Depuis Loi du 4 janvier 1978, la société crée de fait est soumise au même régime que celui de la société de participation (art.1873 du code civil).
Les difficultés pour distinguer la société créée de fait (I-) des autres contrats sont aggravées lorsqu'il s'agit de personnes vivant en commun (II-).
I – Les éléments caractéristiques de la société créée de fait
L'existence d'une société créée de fait suppose que celui qui l'invoque rapporte la preuve de l'ensemble des éléments constitutifs du contrat de société (art. 1832 du Code civil) : des apports réciproques, une intention de s'associer dans une entreprise commune et la volonté de partager les bénéfices et les pertes (CA Colmar, 1re ch. civ., sect. A., 26 juin 2008)
« La société est instituée par deux ou plusieurs personnes qui conviennent par un contrat d’affecter à une entreprise commune des biens ou leur industrie en vue de partager le bénéfice ou de profiter de l’économie qui pourra en résulter. [...] Les associés s’engagent à contribuer aux pertes » (art.1832 du Code civil).
A/ Les apports
Les apports peuvent être effectués à n'importe quel moment de l'existence de la société créée de fait (Cass. civ., 6 oct. 1965).

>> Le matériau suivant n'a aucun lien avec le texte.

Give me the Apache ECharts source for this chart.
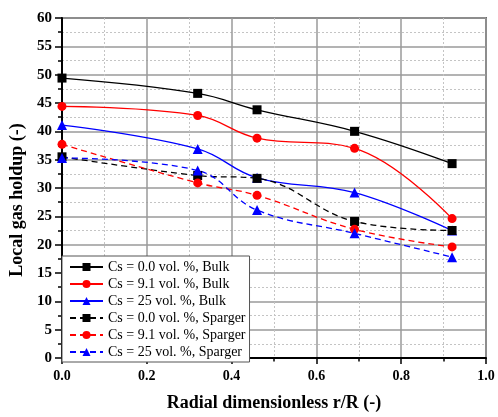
<!DOCTYPE html>
<html>
<head>
<meta charset="utf-8">
<script src="https://cdn.jsdelivr.net/npm/echarts@6/dist/echarts.min.js"></script>
<style>
  html, body { margin: 0; padding: 0; background: #fff; }
  #chart { width: 498px; height: 417px; }
</style>
</head>
<body>
<div id="chart"></div>
<script>
// Radial positions r/R
const radialPos = [0, 0.32, 0.46, 0.69, 0.92];

// Local gas holdup (%) — bulk region
const bulkCs0 = [49.4, 46.7, 43.8, 40.0, 34.3];
const bulkCs91 = [44.4, 42.8, 38.8, 37.0, 24.6];
const bulkCs25 = [41.1, 36.9, 31.8, 29.2, 22.5];

// Local gas holdup (%) — sparger region
const spargerCs0 = [35.5, 32.2, 31.7, 24.1, 22.5];
const spargerCs91 = [37.7, 30.9, 28.7, 22.7, 19.6];
const spargerCs25 = [35.3, 33.1, 26.1, 22.0, 17.8];

const seriesNames = [
  'Cs = 0.0 vol. %, Bulk',
  'Cs = 9.1 vol. %, Bulk',
  'Cs = 25 vol. %, Bulk',
  'Cs = 0.0 vol. %, Sparger',
  'Cs = 9.1 vol. %, Sparger',
  'Cs = 25 vol. %, Sparger'
];

const serif = '"Liberation Serif", "Times New Roman", serif';

function pairs(ys) {
  return radialPos.map((x, i) => [x, ys[i]]);
}

function makeSeries(name, ys, color, symbol, size, dashed) {
  return {
    name: name,
    type: 'line',
    data: pairs(ys),
    smooth: 0.4,
    symbol: symbol,
    symbolSize: size,
    showSymbol: true,
    itemStyle: { color: color },
    lineStyle: { color: color, width: 1.3, type: dashed ? [6, 4] : 'solid' },
    emphasis: { disabled: true },
    animation: false
  };
}

const chart = echarts.init(document.getElementById('chart'), null, { renderer: 'canvas' });

chart.setOption({
  backgroundColor: '#fff',
  animation: false,
  grid: {
    left: 62, right: 12, top: 18, bottom: 55,
    show: true, borderColor: '#6a6a6a', borderWidth: 2, backgroundColor: 'transparent'
  },
  legend: {
    orient: 'vertical',
    left: 62, bottom: 55,
    data: seriesNames,
    backgroundColor: '#fff',
    borderColor: '#555',
    borderWidth: 1,
    padding: [4, 4, 3, 7],
    itemWidth: 33,
    itemHeight: 10,
    itemGap: 3,
    textStyle: { fontFamily: serif, fontSize: 14, color: '#000', lineHeight: 14 }
  },
  xAxis: {
    type: 'value',
    min: 0, max: 1, interval: 0.2,
    name: 'Radial dimensionless r/R (-)',
    nameLocation: 'middle',
    nameGap: 36,
    nameTextStyle: { fontFamily: serif, fontSize: 18, fontWeight: 'bold', color: '#000' },
    axisLine: { show: true, onZero: false, lineStyle: { color: '#000', width: 2 } },
    axisTick: { show: true, inside: false, length: 6, lineStyle: { color: '#000', width: 1.5 } },
    minorTick: { show: true, splitNumber: 2, length: 3.5, lineStyle: { color: '#000', width: 1.5 } },
    axisLabel: {
      margin: 11,
      fontFamily: serif, fontSize: 14, fontWeight: 'bold', color: '#000',
      formatter: v => v.toFixed(1)
    },
    splitLine: { show: true, lineStyle: { color: '#9a9a9a', width: 1.5 } },
    minorSplitLine: { show: true, lineStyle: { color: '#c4c4c4', width: 1, type: [2, 2] } }
  },
  yAxis: {
    type: 'value',
    min: 0, max: 60, interval: 5,
    name: 'Local gas holdup (-)',
    nameLocation: 'middle',
    nameGap: 33,
    nameTextStyle: {
      fontFamily: serif, fontSize: 18, fontWeight: 'bold', color: '#000',
      padding: [0, 24, 0, 0]
    },
    axisLine: { show: true, onZero: false, lineStyle: { color: '#000', width: 2 } },
    axisTick: { show: true, inside: false, length: 7, lineStyle: { color: '#000', width: 1.5 } },
    minorTick: { show: true, splitNumber: 2, length: 4, lineStyle: { color: '#000', width: 1.5 } },
    axisLabel: {
      margin: 10,
      fontFamily: serif, fontSize: 15, fontWeight: 'bold', color: '#000'
    },
    splitLine: { show: true, lineStyle: { color: '#9a9a9a', width: 1.5 } },
    minorSplitLine: { show: true, lineStyle: { color: '#c4c4c4', width: 1, type: [2, 2] } }
  },
  series: [
    makeSeries(seriesNames[0], bulkCs0, '#000000', 'rect', 9, false),
    makeSeries(seriesNames[1], bulkCs91, '#ff0000', 'circle', 9, false),
    makeSeries(seriesNames[2], bulkCs25, '#0000ff', 'triangle', 10, false),
    makeSeries(seriesNames[3], spargerCs0, '#000000', 'rect', 9, true),
    makeSeries(seriesNames[4], spargerCs91, '#ff0000', 'circle', 9, true),
    makeSeries(seriesNames[5], spargerCs25, '#0000ff', 'triangle', 10, true)
  ]
});
</script>
</body>
</html>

Ces apports peuvent être en nature, en numéraire ou en industrie (Cass. com., 8 juin 1971).
Toutefois, l'apport en industrie ne consiste pas en de simples tâches d'exécution matérielle, mais en la participation non seulement aux activités productives de la société, mais aussi à sa direction effective (CA Paris, 9 nov. 1992, no 91.012375).
Autre précision, un prêt ne constitue pas un apport en l'absence de participation aux pertes et aux bénéfices par le prêteur (CA Paris, 28 sept. 1999, no 1997/08912).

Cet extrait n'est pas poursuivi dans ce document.